Lord AYLESFORD then rose up, and spoke to the following purpose:--My lords, the noble lord who spoke last in defence of this new scheme, appears to have imbibed very strong prejudices in favour of the distillery, from which he finds it practicable to draw large sums for the support of the measures which have been already formed, and which he, therefore, considers as the most important and beneficial trade of the British nation.
It is not improbable, my lords, that in a short time all the provisions which have been made by the wisdom of our ancestors for the support of the woollen manufacture, will be transferred for the encouragement of the distillery, which appears to be at present the reigning favourite; for it is evident, that both manufactures cannot subsist together, and that either must be continued by the ruin of the other.

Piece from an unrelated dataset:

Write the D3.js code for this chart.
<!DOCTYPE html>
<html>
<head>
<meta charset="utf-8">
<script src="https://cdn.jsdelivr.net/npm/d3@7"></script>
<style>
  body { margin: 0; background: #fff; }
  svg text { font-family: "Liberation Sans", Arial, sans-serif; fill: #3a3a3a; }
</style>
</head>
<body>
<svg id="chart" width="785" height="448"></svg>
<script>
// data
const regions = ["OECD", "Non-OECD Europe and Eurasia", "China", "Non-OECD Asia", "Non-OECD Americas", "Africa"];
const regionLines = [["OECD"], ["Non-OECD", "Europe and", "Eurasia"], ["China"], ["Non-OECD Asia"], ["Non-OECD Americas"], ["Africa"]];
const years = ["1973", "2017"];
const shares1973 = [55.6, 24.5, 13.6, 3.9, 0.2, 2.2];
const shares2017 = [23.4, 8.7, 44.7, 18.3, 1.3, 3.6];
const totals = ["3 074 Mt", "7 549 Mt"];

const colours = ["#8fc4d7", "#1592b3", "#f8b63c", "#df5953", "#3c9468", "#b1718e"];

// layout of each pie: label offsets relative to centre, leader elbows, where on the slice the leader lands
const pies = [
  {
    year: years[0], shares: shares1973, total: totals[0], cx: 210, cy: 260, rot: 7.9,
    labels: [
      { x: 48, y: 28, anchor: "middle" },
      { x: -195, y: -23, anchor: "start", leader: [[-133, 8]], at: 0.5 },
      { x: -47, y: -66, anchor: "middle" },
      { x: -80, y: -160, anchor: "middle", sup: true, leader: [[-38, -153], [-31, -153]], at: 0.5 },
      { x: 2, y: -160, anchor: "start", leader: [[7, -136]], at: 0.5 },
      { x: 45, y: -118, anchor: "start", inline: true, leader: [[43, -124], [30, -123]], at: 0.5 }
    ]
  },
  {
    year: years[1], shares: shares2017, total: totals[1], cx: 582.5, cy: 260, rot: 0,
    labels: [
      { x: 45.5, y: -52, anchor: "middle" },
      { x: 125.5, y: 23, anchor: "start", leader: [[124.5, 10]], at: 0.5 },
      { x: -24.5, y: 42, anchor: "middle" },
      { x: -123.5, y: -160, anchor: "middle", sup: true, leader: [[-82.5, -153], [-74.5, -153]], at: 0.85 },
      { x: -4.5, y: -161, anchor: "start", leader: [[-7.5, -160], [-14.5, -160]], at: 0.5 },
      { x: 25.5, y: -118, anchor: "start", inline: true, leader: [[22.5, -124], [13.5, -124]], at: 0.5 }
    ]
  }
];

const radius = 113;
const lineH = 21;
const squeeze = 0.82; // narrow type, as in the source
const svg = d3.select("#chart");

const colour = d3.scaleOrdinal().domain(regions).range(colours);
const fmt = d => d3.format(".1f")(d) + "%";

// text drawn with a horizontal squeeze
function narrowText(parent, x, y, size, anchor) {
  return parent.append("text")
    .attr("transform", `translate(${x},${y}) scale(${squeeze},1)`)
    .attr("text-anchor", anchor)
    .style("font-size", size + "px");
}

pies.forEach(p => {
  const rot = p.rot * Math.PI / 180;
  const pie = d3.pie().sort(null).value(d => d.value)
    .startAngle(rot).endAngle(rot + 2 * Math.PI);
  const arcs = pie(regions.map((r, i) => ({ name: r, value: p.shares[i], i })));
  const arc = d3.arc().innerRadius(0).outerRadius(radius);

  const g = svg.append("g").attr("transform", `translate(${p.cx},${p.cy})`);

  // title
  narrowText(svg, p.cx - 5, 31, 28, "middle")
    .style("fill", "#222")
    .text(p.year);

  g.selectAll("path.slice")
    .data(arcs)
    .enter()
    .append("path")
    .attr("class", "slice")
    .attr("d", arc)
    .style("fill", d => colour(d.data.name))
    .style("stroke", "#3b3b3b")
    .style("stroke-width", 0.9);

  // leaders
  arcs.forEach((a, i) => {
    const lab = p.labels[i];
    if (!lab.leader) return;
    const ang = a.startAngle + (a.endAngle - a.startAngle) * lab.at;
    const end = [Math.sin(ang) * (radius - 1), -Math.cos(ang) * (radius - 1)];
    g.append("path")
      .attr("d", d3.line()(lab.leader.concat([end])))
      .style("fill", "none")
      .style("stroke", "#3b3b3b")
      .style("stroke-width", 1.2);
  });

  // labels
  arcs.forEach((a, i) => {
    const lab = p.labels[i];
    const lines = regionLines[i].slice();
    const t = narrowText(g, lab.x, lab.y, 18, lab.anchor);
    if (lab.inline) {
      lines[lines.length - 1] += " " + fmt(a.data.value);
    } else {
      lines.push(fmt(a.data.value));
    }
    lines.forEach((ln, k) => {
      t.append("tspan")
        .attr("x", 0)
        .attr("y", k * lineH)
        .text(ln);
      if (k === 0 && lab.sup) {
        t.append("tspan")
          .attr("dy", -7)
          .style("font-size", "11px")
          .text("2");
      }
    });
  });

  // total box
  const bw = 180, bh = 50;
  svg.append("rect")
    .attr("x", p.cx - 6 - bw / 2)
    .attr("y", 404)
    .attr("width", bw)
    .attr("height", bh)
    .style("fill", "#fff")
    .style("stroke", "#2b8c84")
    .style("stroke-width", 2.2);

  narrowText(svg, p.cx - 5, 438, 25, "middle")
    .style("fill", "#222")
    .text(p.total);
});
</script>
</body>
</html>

Of these rivals, which is doomed to fall we may conjecture from the encomium just now bestowed upon the prudence of the commons, by whom the darling distillery has been so tenderly treated; yet that the trade, in which the bounty of nature has enabled us to excel all other nations of the world, may not be suffered to perish in silence, I will take this opportunity to declare, that this boasted prudence can, in my opinion, produce no other effects than poverty and ruin, private calamities, and general wickedness; that by encouraging drunkenness at the expense of trade, it will stop all the currents by which the gold of foreign nations has flowed upon us, and expose us to conquest and to slavery.
[Thus ended this memorable debate. The question being put, was determined in favour of the bill by 57 against 38.]